-- Begin Material --

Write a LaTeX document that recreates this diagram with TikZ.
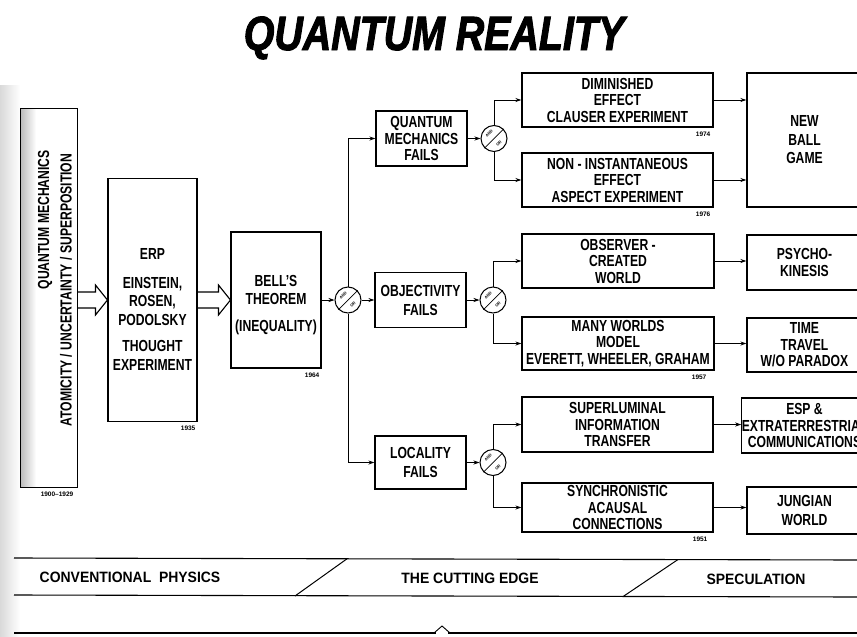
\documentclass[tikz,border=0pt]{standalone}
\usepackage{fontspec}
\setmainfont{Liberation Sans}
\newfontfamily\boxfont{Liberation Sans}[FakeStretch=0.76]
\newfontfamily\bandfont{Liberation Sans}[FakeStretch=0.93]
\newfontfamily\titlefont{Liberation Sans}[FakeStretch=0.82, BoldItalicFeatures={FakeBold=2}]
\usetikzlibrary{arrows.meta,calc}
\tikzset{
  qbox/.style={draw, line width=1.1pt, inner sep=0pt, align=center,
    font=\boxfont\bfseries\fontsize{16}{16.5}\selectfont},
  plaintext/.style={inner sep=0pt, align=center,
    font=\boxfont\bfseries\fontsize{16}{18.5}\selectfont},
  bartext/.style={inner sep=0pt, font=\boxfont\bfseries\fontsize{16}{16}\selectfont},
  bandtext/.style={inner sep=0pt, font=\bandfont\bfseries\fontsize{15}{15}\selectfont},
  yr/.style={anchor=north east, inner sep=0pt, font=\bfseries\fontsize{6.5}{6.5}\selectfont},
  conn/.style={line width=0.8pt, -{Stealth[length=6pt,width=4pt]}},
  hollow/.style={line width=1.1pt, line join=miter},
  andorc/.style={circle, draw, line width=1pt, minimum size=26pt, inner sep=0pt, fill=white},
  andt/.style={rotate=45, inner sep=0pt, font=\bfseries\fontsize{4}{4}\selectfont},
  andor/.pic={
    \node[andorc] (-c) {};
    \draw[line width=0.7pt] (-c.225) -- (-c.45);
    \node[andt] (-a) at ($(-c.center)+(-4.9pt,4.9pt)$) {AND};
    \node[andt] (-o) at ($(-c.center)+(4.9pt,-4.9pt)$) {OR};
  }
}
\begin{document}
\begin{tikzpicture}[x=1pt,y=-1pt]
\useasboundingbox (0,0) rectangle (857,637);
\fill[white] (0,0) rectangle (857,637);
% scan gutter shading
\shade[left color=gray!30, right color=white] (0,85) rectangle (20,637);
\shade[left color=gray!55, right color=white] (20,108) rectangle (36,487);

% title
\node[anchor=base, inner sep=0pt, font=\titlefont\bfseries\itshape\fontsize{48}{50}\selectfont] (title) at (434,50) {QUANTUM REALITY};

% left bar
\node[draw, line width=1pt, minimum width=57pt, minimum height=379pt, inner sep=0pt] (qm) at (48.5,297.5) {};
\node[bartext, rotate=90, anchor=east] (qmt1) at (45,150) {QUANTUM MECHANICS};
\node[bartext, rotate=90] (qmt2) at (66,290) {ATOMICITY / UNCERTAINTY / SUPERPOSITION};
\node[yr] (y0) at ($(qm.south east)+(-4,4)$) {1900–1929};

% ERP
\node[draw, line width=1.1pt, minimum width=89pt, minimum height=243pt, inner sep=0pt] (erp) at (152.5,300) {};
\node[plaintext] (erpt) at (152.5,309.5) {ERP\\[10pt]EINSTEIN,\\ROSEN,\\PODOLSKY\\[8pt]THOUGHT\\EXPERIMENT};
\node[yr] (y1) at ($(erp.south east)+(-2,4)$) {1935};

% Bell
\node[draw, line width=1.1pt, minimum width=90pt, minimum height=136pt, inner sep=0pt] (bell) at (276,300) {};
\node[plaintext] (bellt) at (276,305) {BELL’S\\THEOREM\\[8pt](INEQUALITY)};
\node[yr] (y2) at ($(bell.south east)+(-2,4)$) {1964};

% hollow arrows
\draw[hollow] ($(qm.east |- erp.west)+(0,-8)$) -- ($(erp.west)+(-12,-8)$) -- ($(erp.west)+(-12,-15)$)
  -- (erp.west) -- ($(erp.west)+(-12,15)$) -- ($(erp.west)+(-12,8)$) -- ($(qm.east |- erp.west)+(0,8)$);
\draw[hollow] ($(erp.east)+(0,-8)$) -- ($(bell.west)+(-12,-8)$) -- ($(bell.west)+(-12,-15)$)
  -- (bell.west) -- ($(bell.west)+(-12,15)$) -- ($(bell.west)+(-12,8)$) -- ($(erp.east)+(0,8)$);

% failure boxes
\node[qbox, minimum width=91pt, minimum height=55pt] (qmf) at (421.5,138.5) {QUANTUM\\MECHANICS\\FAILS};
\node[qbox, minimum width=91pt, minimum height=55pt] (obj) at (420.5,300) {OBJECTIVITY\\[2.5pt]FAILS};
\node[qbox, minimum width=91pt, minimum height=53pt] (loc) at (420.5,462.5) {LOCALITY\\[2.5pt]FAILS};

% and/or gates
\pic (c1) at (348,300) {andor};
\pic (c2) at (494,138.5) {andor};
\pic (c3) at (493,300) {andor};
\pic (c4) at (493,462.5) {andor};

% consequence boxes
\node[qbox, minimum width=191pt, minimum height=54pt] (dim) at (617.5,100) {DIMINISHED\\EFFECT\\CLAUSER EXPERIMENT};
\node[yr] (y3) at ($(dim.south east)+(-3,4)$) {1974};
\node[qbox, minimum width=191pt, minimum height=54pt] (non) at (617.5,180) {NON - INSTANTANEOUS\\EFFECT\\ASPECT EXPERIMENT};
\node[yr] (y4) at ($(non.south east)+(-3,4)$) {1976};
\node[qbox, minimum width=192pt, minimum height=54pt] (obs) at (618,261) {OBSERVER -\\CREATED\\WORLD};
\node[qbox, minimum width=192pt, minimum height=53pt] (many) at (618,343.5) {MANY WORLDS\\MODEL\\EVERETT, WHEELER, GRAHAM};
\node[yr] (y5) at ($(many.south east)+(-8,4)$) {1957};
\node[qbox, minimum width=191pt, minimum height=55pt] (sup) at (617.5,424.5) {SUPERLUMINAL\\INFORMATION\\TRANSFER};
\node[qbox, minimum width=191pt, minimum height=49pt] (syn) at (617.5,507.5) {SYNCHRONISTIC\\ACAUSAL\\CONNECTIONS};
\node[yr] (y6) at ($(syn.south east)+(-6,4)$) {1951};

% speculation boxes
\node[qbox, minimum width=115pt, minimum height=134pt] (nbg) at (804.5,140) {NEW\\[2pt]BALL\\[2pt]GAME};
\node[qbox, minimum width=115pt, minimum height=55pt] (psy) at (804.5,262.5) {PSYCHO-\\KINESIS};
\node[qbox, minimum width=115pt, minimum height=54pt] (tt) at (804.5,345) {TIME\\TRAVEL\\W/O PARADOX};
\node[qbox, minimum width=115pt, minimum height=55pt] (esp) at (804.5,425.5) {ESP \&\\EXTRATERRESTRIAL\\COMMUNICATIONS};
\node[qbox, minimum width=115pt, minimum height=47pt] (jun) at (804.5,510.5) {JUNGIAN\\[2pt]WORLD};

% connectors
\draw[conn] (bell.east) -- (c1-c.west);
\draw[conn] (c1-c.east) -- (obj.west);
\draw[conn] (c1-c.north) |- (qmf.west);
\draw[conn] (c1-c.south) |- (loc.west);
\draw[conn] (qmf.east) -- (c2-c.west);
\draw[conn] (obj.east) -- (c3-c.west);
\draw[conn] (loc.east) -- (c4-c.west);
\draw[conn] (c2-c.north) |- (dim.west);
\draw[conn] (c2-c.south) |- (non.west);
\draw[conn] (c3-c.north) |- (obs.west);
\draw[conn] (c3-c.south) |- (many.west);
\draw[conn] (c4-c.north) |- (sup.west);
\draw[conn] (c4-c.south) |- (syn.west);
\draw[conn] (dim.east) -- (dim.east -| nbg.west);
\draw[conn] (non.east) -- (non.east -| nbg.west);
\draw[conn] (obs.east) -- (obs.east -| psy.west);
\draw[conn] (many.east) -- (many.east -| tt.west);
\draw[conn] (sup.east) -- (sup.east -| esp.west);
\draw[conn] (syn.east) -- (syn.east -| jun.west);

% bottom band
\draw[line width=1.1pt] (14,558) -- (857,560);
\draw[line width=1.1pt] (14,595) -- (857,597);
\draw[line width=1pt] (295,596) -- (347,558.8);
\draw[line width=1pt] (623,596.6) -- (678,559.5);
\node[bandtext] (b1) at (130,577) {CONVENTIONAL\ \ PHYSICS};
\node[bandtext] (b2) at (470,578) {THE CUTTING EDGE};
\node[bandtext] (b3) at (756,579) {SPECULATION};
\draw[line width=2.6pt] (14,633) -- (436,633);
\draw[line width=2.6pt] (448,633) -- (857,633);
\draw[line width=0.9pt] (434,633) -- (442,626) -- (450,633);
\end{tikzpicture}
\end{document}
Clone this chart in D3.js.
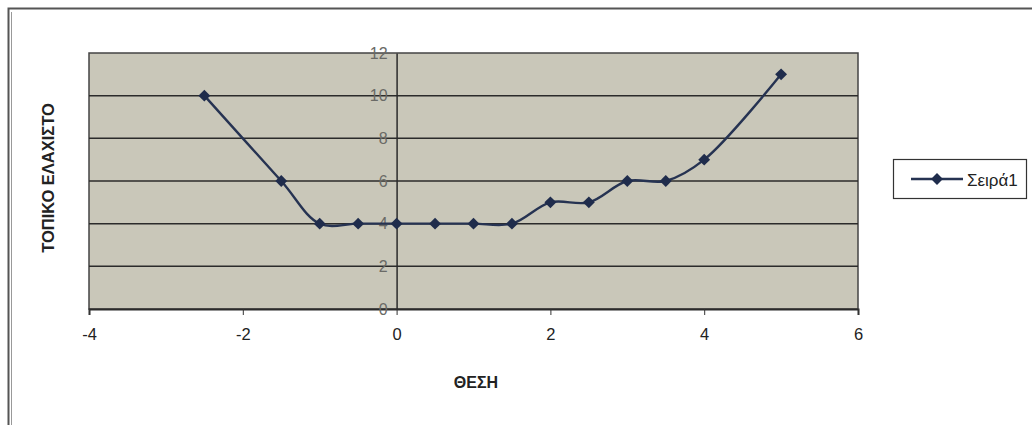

-- End Material --

_What you should do_: Return exactly what appears from the opening line of the material through the line with "(y0) at ($(qm.south", apart from the pictures.

_Finished task_:
Write a LaTeX document that recreates this diagram with TikZ.
\documentclass[tikz,border=0pt]{standalone}
\usepackage{fontspec}
\setmainfont{Liberation Sans}
\newfontfamily\boxfont{Liberation Sans}[FakeStretch=0.76]
\newfontfamily\bandfont{Liberation Sans}[FakeStretch=0.93]
\newfontfamily\titlefont{Liberation Sans}[FakeStretch=0.82, BoldItalicFeatures={FakeBold=2}]
\usetikzlibrary{arrows.meta,calc}
\tikzset{
  qbox/.style={draw, line width=1.1pt, inner sep=0pt, align=center,
    font=\boxfont\bfseries\fontsize{16}{16.5}\selectfont},
  plaintext/.style={inner sep=0pt, align=center,
    font=\boxfont\bfseries\fontsize{16}{18.5}\selectfont},
  bartext/.style={inner sep=0pt, font=\boxfont\bfseries\fontsize{16}{16}\selectfont},
  bandtext/.style={inner sep=0pt, font=\bandfont\bfseries\fontsize{15}{15}\selectfont},
  yr/.style={anchor=north east, inner sep=0pt, font=\bfseries\fontsize{6.5}{6.5}\selectfont},
  conn/.style={line width=0.8pt, -{Stealth[length=6pt,width=4pt]}},
  hollow/.style={line width=1.1pt, line join=miter},
  andorc/.style={circle, draw, line width=1pt, minimum size=26pt, inner sep=0pt, fill=white},
  andt/.style={rotate=45, inner sep=0pt, font=\bfseries\fontsize{4}{4}\selectfont},
  andor/.pic={
    \node[andorc] (-c) {};
    \draw[line width=0.7pt] (-c.225) -- (-c.45);
    \node[andt] (-a) at ($(-c.center)+(-4.9pt,4.9pt)$) {AND};
    \node[andt] (-o) at ($(-c.center)+(4.9pt,-4.9pt)$) {OR};
  }
}
\begin{document}
\begin{tikzpicture}[x=1pt,y=-1pt]
\useasboundingbox (0,0) rectangle (857,637);
\fill[white] (0,0) rectangle (857,637);
% scan gutter shading
\shade[left color=gray!30, right color=white] (0,85) rectangle (20,637);
\shade[left color=gray!55, right color=white] (20,108) rectangle (36,487);

% title
\node[anchor=base, inner sep=0pt, font=\titlefont\bfseries\itshape\fontsize{48}{50}\selectfont] (title) at (434,50) {QUANTUM REALITY};

% left bar
\node[draw, line width=1pt, minimum width=57pt, minimum height=379pt, inner sep=0pt] (qm) at (48.5,297.5) {};
\node[bartext, rotate=90, anchor=east] (qmt1) at (45,150) {QUANTUM MECHANICS};
\node[bartext, rotate=90] (qmt2) at (66,290) {ATOMICITY / UNCERTAINTY / SUPERPOSITION};
\node[yr] (y0) at ($(qm.south east)+(-4,4)$) {1900–1929};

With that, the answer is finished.